### Material
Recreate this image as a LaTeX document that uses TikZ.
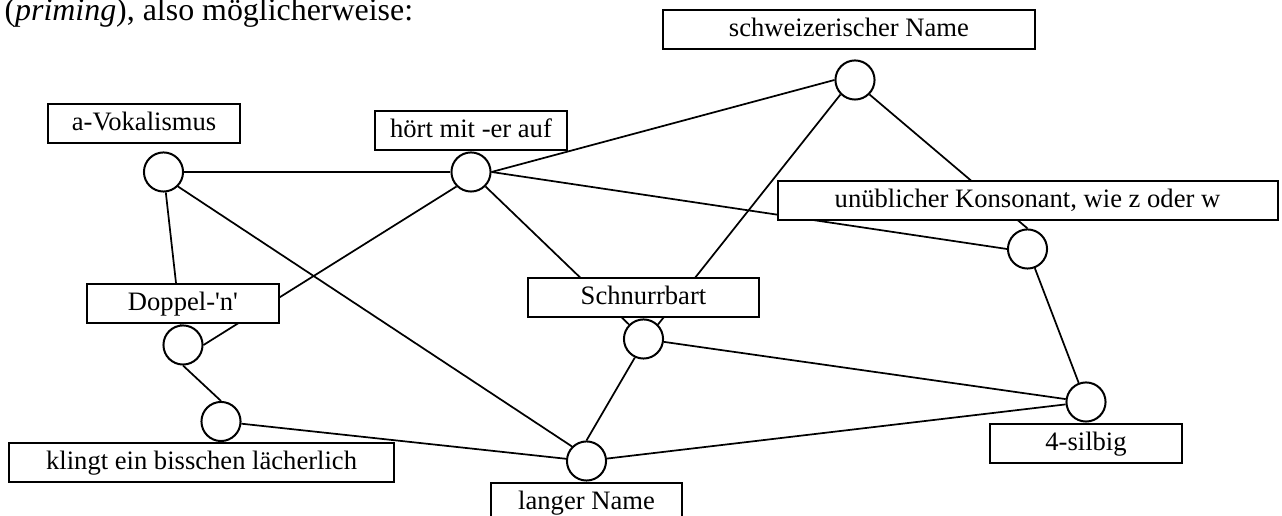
\documentclass[tikz,border=0pt]{standalone}
\usepackage{fontspec}
\setmainfont{Liberation Serif}
\usetikzlibrary{positioning, backgrounds}

\begin{document}
\begin{tikzpicture}[x=0.376pt, y=-0.376pt]
\tikzstyle{tag}=[draw, fill=white, line width=0.75pt, minimum width=72pt, minimum height=14.7pt,
inner xsep=2pt, inner ysep=0pt, text height=10pt, text depth=4.7pt, font=\fontsize{10}{12}\selectfont]
\tikzstyle{knot}=[draw, circle, fill=white, line width=0.75pt, minimum size=14.7pt, inner sep=0pt]
\tikzstyle{link}=[line width=0.65pt]

\useasboundingbox (0,0) rectangle (1282,516);

% intro line
\node (intro) [anchor=base west, inner sep=0pt, font=\fontsize{12}{14}\selectfont] at (4,21) {(\textit{priming}), also möglicherweise:};

% knots
\node (k_schw) [knot] at (855,80) {};
\node (k_avok) [knot] at (163.5,172) {};
\node (k_hoert) [knot] at (471,172) {};
\node (k_unueb) [knot] at (1027.5,249) {};
\node (k_dopp) [knot] at (183,345) {};
\node (k_schn) [knot] at (643.5,339) {};
\node (k_klingt) [knot] at (221,421.5) {};
\node (k_silb) [knot] at (1086,402) {};
\node (k_lang) [knot] at (586.5,461) {};

% labels
\node (schw) [tag, minimum width=140pt, above=3.5pt of k_schw, xshift=-2.3pt] {schweizerischer Name};
\node (avok) [tag, above=2.8pt of k_avok, xshift=-7.3pt] {a-Vokalismus};
\node (hoert) [tag, above=0pt of k_hoert] {hört mit -er auf};
\node (unueb) [tag, minimum width=188pt, above=2.8pt of k_unueb] {unüblicher Konsonant, wie z oder w};
\node (dopp) [tag, above=0pt of k_dopp] {Doppel-\textquotesingle n\textquotesingle};
\node (schn) [tag, minimum width=87pt, above=0pt of k_schn] {Schnurrbart};
\node (klingt) [tag, minimum width=145pt, below=0pt of k_klingt, xshift=-7.3pt] {klingt ein bisschen lächerlich};
\node (silb) [tag, below=0pt of k_silb] {4-silbig};
\node (lang) [tag, below=0pt of k_lang] {langer Name};

% links
\begin{scope}[on background layer]
\draw[link] (k_avok) -- (k_hoert);
\draw[link] (k_avok.south east) -- (k_lang.north west);
\draw[link] (k_avok) -- (k_dopp);
\draw[link] (k_hoert.south west) -- (k_dopp.east);
\draw[link] (k_hoert.east) -- (k_schw.west);
\draw[link] (k_hoert.east) -- (k_unueb.west);
\draw[link] (k_hoert.south east) -- (k_schn.north west);
\draw[link] (k_schw.south west) -- (k_schn.north east);
\draw[link] (k_schw.south east) -- (k_unueb.north);
\draw[link] (k_unueb) -- (k_silb);
\draw[link] (k_schn) -- (k_silb);
\draw[link] (k_schn.-115) -- (k_lang.north);
\draw[link] (k_lang) -- (k_silb);
\draw[link] (k_klingt) -- (k_lang);
\draw[link] (k_dopp.south) -- (k_klingt.north);
\end{scope}

\end{tikzpicture}
\end{document}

### Requirement
From the listing, extract all text exactly as given and drop any picture.

### In response
Recreate this image as a LaTeX document that uses TikZ.
\documentclass[tikz,border=0pt]{standalone}
\usepackage{fontspec}
\setmainfont{Liberation Serif}
\usetikzlibrary{positioning, backgrounds}

\begin{document}
\begin{tikzpicture}[x=0.376pt, y=-0.376pt]
\tikzstyle{tag}=[draw, fill=white, line width=0.75pt, minimum width=72pt, minimum height=14.7pt,
inner xsep=2pt, inner ysep=0pt, text height=10pt, text depth=4.7pt, font=\fontsize{10}{12}\selectfont]
\tikzstyle{knot}=[draw, circle, fill=white, line width=0.75pt, minimum size=14.7pt, inner sep=0pt]
\tikzstyle{link}=[line width=0.65pt]

\useasboundingbox (0,0) rectangle (1282,516);

% intro line
\node (intro) [anchor=base west, inner sep=0pt, font=\fontsize{12}{14}\selectfont] at (4,21) {(\textit{priming}), also möglicherweise:};

% knots
\node (k_schw) [knot] at (855,80) {};
\node (k_avok) [knot] at (163.5,172) {};
\node (k_hoert) [knot] at (471,172) {};
\node (k_unueb) [knot] at (1027.5,249) {};
\node (k_dopp) [knot] at (183,345) {};
\node (k_schn) [knot] at (643.5,339) {};
\node (k_klingt) [knot] at (221,421.5) {};
\node (k_silb) [knot] at (1086,402) {};
\node (k_lang) [knot] at (586.5,461) {};

% labels
\node (schw) [tag, minimum width=140pt, above=3.5pt of k_schw, xshift=-2.3pt] {schweizerischer Name};
\node (avok) [tag, above=2.8pt of k_avok, xshift=-7.3pt] {a-Vokalismus};
\node (hoert) [tag, above=0pt of k_hoert] {hört mit -er auf};
\node (unueb) [tag, minimum width=188pt, above=2.8pt of k_unueb] {unüblicher Konsonant, wie z oder w};
\node (dopp) [tag, above=0pt of k_dopp] {Doppel-\textquotesingle n\textquotesingle};
\node (schn) [tag, minimum width=87pt, above=0pt of k_schn] {Schnurrbart};
\node (klingt) [tag, minimum width=145pt, below=0pt of k_klingt, xshift=-7.3pt] {klingt ein bisschen lächerlich};
\node (silb) [tag, below=0pt of k_silb] {4-silbig};
\node (lang) [tag, below=0pt of k_lang] {langer Name};

% links
\begin{scope}[on background layer]
\draw[link] (k_avok) -- (k_hoert);
\draw[link] (k_avok.south east) -- (k_lang.north west);
\draw[link] (k_avok) -- (k_dopp);
\draw[link] (k_hoert.south west) -- (k_dopp.east);
\draw[link] (k_hoert.east) -- (k_schw.west);
\draw[link] (k_hoert.east) -- (k_unueb.west);
\draw[link] (k_hoert.south east) -- (k_schn.north west);
\draw[link] (k_schw.south west) -- (k_schn.north east);
\draw[link] (k_schw.south east) -- (k_unueb.north);
\draw[link] (k_unueb) -- (k_silb);
\draw[link] (k_schn) -- (k_silb);
\draw[link] (k_schn.-115) -- (k_lang.north);
\draw[link] (k_lang) -- (k_silb);
\draw[link] (k_klingt) -- (k_lang);
\draw[link] (k_dopp.south) -- (k_klingt.north);
\end{scope}

\end{tikzpicture}
\end{document}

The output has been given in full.